Credits: FILE PHOTO
The Nova Scotia Government and General Employees Union (NSGEU) could have walked off the job on Wednesday after voting 91% in favour of a strike last month, but opted to extend its strike deadline to Thursday at 7 a.m. to have one last round of negotiations with Capital Health.
"Talks are continuing, but for the safety of patients and our members, I'm not at this point prepared to call a strike this late in the evening," union president Joan Jessome said as talks petered out Tuesday night.
NSGEU represents some 3,600 Halifax-area health-care workers in 150 fields, including licensed practical nurses, social workers, occupational therapists, anesthesia assistants and youth health centre co-ordinators.

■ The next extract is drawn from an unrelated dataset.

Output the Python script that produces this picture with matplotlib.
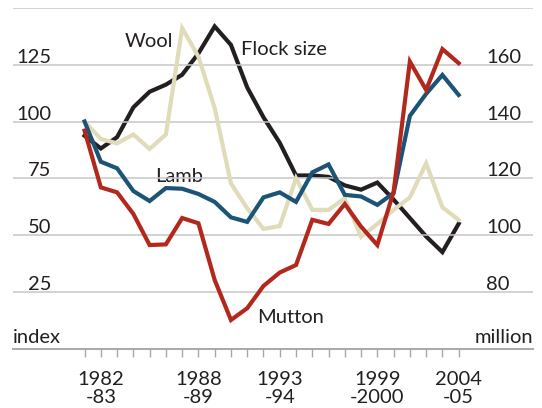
import matplotlib
matplotlib.use("Agg")
import matplotlib.pyplot as plt
import matplotlib.transforms as mtransforms

plt.rcParams["font.family"] = ["Lato", "DejaVu Sans"]

# Season start years (1981-82 ... 2004-05)
years = list(range(1981, 2005))

# Index series (left axis)
wool = [100.0, 92.3, 90.4, 94.3, 87.9, 94.3, 141.1, 128.6, 105.9, 72.7, 61.8, 52.7,
        54.0, 75.0, 61.1, 61.1, 66.2, 49.2, 54.9, 61.1, 66.6, 81.6, 62.2, 56.7]
lamb = [100.0, 82.3, 79.4, 69.4, 65.0, 70.7, 70.4, 68.1, 64.6, 57.8, 55.8, 66.6,
        68.8, 64.6, 77.6, 81.1, 67.7, 67.0, 63.3, 68.5, 102.5, 112.2, 120.5, 111.7]
mutton = [96.0, 71.0, 68.8, 59.3, 45.6, 45.9, 57.5, 55.2, 30.2, 12.6, 17.8, 27.6,
          33.5, 36.8, 56.7, 54.9, 63.7, 53.7, 45.6, 69.1, 126.4, 113.9, 131.9, 125.7]

# Flock size, million (right axis)
flock = [135, 130.5, 134.5, 145, 150.5, 153, 156.5, 164, 173.5, 167, 152, 141.5,
         132.5, 121, 121, 120.5, 117.5, 116, 118.5, 112.5, 106, 99.5, 94, 104]

left_ticks = [25, 50, 75, 100, 125]
right_ticks = [80, 100, 120, 140, 160]
label_years = {1982: "1982\n-83", 1988: "1988\n-89", 1993: "1993\n-94",
               1999: "1999\n-2000", 2004: "2004\n-05"}

c_black = "#231f20"
c_wool = "#e0dbb9"
c_lamb = "#1c5478"
c_mutton = "#b3281d"
c_grid = "#c6c6c6"
fs = 14.5

fig = plt.figure(figsize=(5.42, 4.08), dpi=100)
ax = fig.add_axes([13 / 542, 1 - 348.6 / 408, 520 / 542, 340.6 / 408])
ax2 = ax.twinx()
ax2.set_zorder(0)
ax.set_zorder(1)
ax.patch.set_visible(False)

ax.set_xlim(1976.6, 2008.57)
ax.set_ylim(0, 150)
ax2.set_ylim(60, 180)

ax.set_yticks([25, 50, 75, 100, 125, 150])
ax.yaxis.grid(True, color=c_grid, linewidth=1.1, zorder=0)
ax.tick_params(axis="y", left=False, labelleft=False)
ax2.tick_params(axis="y", right=False, labelright=False)
ax2.set_yticks([])

for a in (ax, ax2):
    for s in ("top", "left", "right", "bottom"):
        a.spines[s].set_visible(False)
ax.spines["bottom"].set_visible(True)
ax.spines["bottom"].set_color("#a8a8a8")
ax.spines["bottom"].set_linewidth(1.4)

ax.set_xticks(years)
ax.set_xticklabels([label_years.get(y, "") for y in years], fontsize=fs,
                   color="#231f20", linespacing=1.05)
ax.tick_params(axis="x", length=6, width=1, color="#a8a8a8", pad=10)

lw = 3.0
ax2.plot(years, flock, color=c_black, lw=lw, solid_joinstyle="miter", zorder=3)
ax.plot(years, wool, color=c_wool, lw=lw, solid_joinstyle="miter", zorder=2)
ax.plot(years, lamb, color=c_lamb, lw=lw, solid_joinstyle="miter", zorder=3)
ax.plot(years, mutton, color=c_mutton, lw=lw, solid_joinstyle="miter", zorder=4)

# axis value labels sitting on the gridlines
up = mtransforms.offset_copy(ax.get_yaxis_transform(), fig=fig, x=0, y=2, units="dots")
for v in left_ticks:
    ax.text(0.0744, v, str(v), transform=up, ha="right", va="baseline",
            fontsize=fs, color="#231f20")
up2 = mtransforms.offset_copy(ax2.get_yaxis_transform(), fig=fig, x=0, y=2, units="dots")
for v in right_ticks:
    ax2.text(0.9096, v, str(v), transform=up2, ha="left", va="baseline",
             fontsize=fs, color="#231f20")

ax.text(0.0, 2.5, "index", transform=ax.get_yaxis_transform(), ha="left",
        va="baseline", fontsize=fs, color="#231f20")
ax.text(1.0, 2.5, "million", transform=ax.get_yaxis_transform(), ha="right",
        va="baseline", fontsize=fs, color="#231f20")

# series labels
ax.text(1983.49, 133.0, "Wool", fontsize=fs, va="baseline", color="#231f20")
ax.text(1990.6, 129.3, "Flock size", fontsize=fs, va="baseline", color="#231f20")
ax.text(1985.33, 73.5, "Lamb", fontsize=fs, va="baseline", color="#231f20", zorder=1,
        bbox=dict(facecolor="white", edgecolor="none", pad=2.5))
ax.text(1991.58, 11.3, "Mutton", fontsize=fs, va="baseline", color="#231f20")

fig.savefig("out.png", dpi=100)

Even without a strike, the labour dispute is having a serious impact on health-care delivery in the region. Capital Health has cancelled all 300 scheduled non-urgent surgeries, closed 172 beds and postponed 1,947 appointments. Outpatient clinics are only taking urgent cases. Only emergency rooms remain at full capacity, but those too will offer limited services in the event of a strike.
The main issue is wages, with Capital Health refusing demands it says would cost $26.5 million by the end of a three-year contract.
The union is seeking a 5.1% raise in the first year - like registered nurses received in a fall arbitration decision - and cost-of-living increases in the next two years.
"That amount applied across the province's health-care system could mean as much as an added $137.5 million in taxpayers' dollars annually," the health authority said.
But the workers say Capital Health's offers haven't been fair. On the union's Facebook page, member Danny Ells said the administration should look to its six-figure salary "upper echelons" to find savings.
"You got to cut the fat to get to the meat," he said.
Member Leo MacIssac said the employer "is trying to nickel and dime us to death here" with 1% raises over five years.